The topic I wish to talk in this post is about **Mathematical maturity**. It is connected to the abstract nature of mathematics and humans’ endeavor to cope with it.

Let me start by asking you a question. Have you ever seen a circle in real-life?. You might say yes because we all draw many in our school days using a compass and pencil.

But is that a real circle?. What if we zoomed enough using a magnifier or high-resolution camera?. We might notice the imperfections, sloppy edges, distorted by carbon powder all over it. In theory, it is only circle-like. The real circle only exists in the abstract mathematical world. Same with the case of numbers. If I say number 4, it could mean four books, four people, four sheep, etc. But the real number 4 is abstract.

In these two examples, we were lucky because at least we could relate the abstract concept to some physical reality.** What about an n-dimensional world? or infinity?** **can you related it to any physical reality even vaguely?**.

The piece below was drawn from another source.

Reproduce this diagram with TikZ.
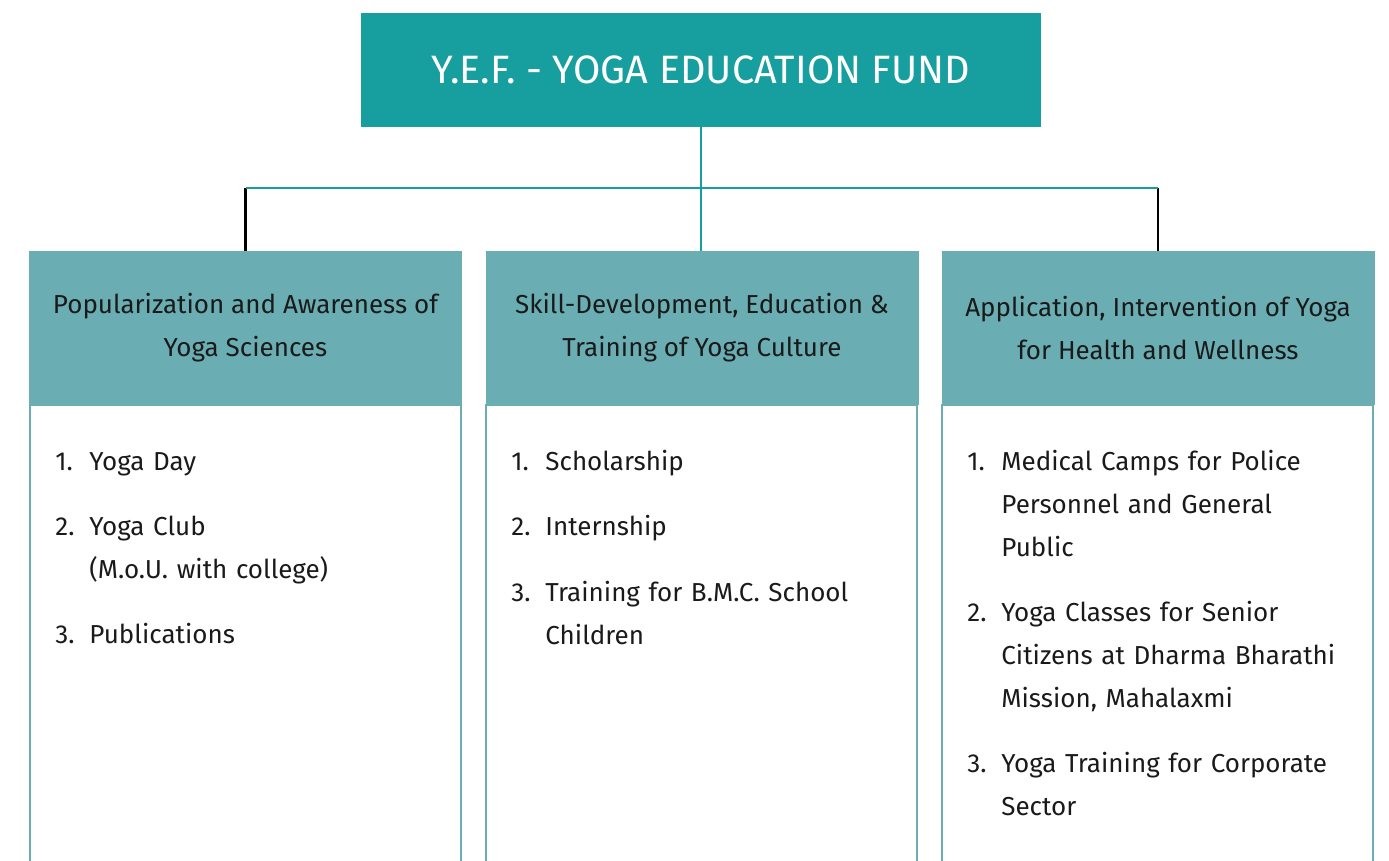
\documentclass[tikz,border=0pt]{standalone}
\usepackage{fontspec}
\setmainfont{Fira Sans}
\usetikzlibrary{positioning}

\definecolor{yefteal}{HTML}{179E9F}
\definecolor{yefhead}{HTML}{6AAEB3}
\definecolor{yeftext}{HTML}{1A1A1A}

\tikzset{
  titlebox/.style={fill=yefteal, text=white, minimum width=340pt, minimum height=57pt,
    inner sep=0pt, font=\fontsize{19.8}{24}\selectfont},
  headbox/.style={fill=yefhead, text=yeftext, minimum width=216.5pt, minimum height=77pt,
    inner sep=0pt, align=center, font=\fontsize{13}{21.5}\selectfont},
  num/.style={anchor=base west, inner sep=0pt, text=yeftext, font=\fontsize{13}{21.5}\selectfont},
  item/.style={anchor=base west, inner sep=0pt, text=yeftext, text width=170pt, align=left,
    font=\fontsize{13}{21.5}\selectfont},
  link/.style={draw=yefteal, line width=1pt},
  drop/.style={draw=black, line width=1.2pt},
  column/.style={draw=yefhead, line width=1pt}
}

\begin{document}
\begin{tikzpicture}[x=0.5pt, y=-0.5pt]
\useasboundingbox (0,0) rectangle (1389,861);
\clip (0,0) rectangle (1389,861);

% Title
\node[titlebox] (title) at (701,70) {Y.E.F. - YOGA EDUCATION FUND};

% Column heads
\node[headbox] (head1) at (245.5,328) {Popularization and Awareness of\\Yoga Sciences};
\node[headbox] (head2) at (702,328) {Skill-Development, Education \&\\Training of Yoga Culture};
\node[headbox] (head3) at (1158,328) {Application, Intervention of Yoga\\for Health and Wellness};

% Column bodies
\draw[column] (head1.south west) ++(1,0) rectangle (461,900);
\draw[column] (head2.south west) ++(1,0) rectangle (917,900);
\draw[column] (head3.south west) ++(1,0) rectangle (1373,900);

% Connectors
\coordinate (hub) at (701,188);
\draw[drop] (head1.north |- hub) -- (head1.north);
\draw[drop] (head3.north |- hub) -- (head3.north);
\draw[link] (head1.north |- hub) -- (head3.north |- hub);
\draw[link] (title.south) -- (title.south |- head2.north);

% Items, first column
\node[num] (n11) at (55,471) {1.};
\node[item] (i11) at (89,471) {Yoga Day};
\node[num] (n12) at (55,536) {2.};
\node[item] (i12) at (89,536) {Yoga Club\\(M.o.U. with college)};
\node[num] (n13) at (55,644) {3.};
\node[item] (i13) at (89,644) {Publications};

% Items, second column
\node[num] (n21) at (511,471) {1.};
\node[item] (i21) at (545,471) {Scholarship};
\node[num] (n22) at (511,536) {2.};
\node[item] (i22) at (545,536) {Internship};
\node[num] (n23) at (511,602) {3.};
\node[item] (i23) at (545,602) {Training for B.M.C. School\\Children};

% Items, third column
\node[num] (n31) at (967,471) {1.};
\node[item] (i31) at (1001,471) {Medical Camps for Police\\Personnel and General\\Public};
\node[num] (n32) at (967,622) {2.};
\node[item] (i32) at (1001,622) {Yoga Classes for Senior\\Citizens at Dharma Bharathi\\Mission, Mahalaxmi};
\node[num] (n33) at (967,772) {3.};
\node[item] (i33) at (1001,772) {Yoga Training for Corporate\\Sector};
\end{tikzpicture}
\end{document}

I remember myself struggling to figure out what negative frequency in Fourier transforms means during my masters.

Some mathematical concepts defy our logic and intuition. And we are not the first ones to struggle with this.

In 19th century, mathematicians were puzzled at a problem called **Banach–Tarski paradox**. It essentially says in theory you can take a sphere and cut it into pieces and reassemble so that you would get two identical spheres of the same size as the original one !.

This result caused a major shift in the approach towards mathematics. It became more abstract. To trust such counter-intuitive results we will have to be 100% sure that our usage of mathematics is right. Now we know mathematicians are so rigorous about its usage as a language :-).

*All this points to a skill called mathematical maturity. It is the quality of being comfortable with and handle abstract mathematic ideas. As mathematically matured people, we will have to be precise about the mathematical language and trust the mathematical results over our intuition even if it is counter-intuitive.*

Understanding mathematical maturity itself gives us a new perception while learning hard concepts. At some point in our professional life, we will reach such a situation. So the next time you come across a strange mathematical concept, don’t freak out!.

I end with the quote of the famous mathematician John von Neumann, **“Young man, in mathematics, you don’t understand things. You just get used to them”**.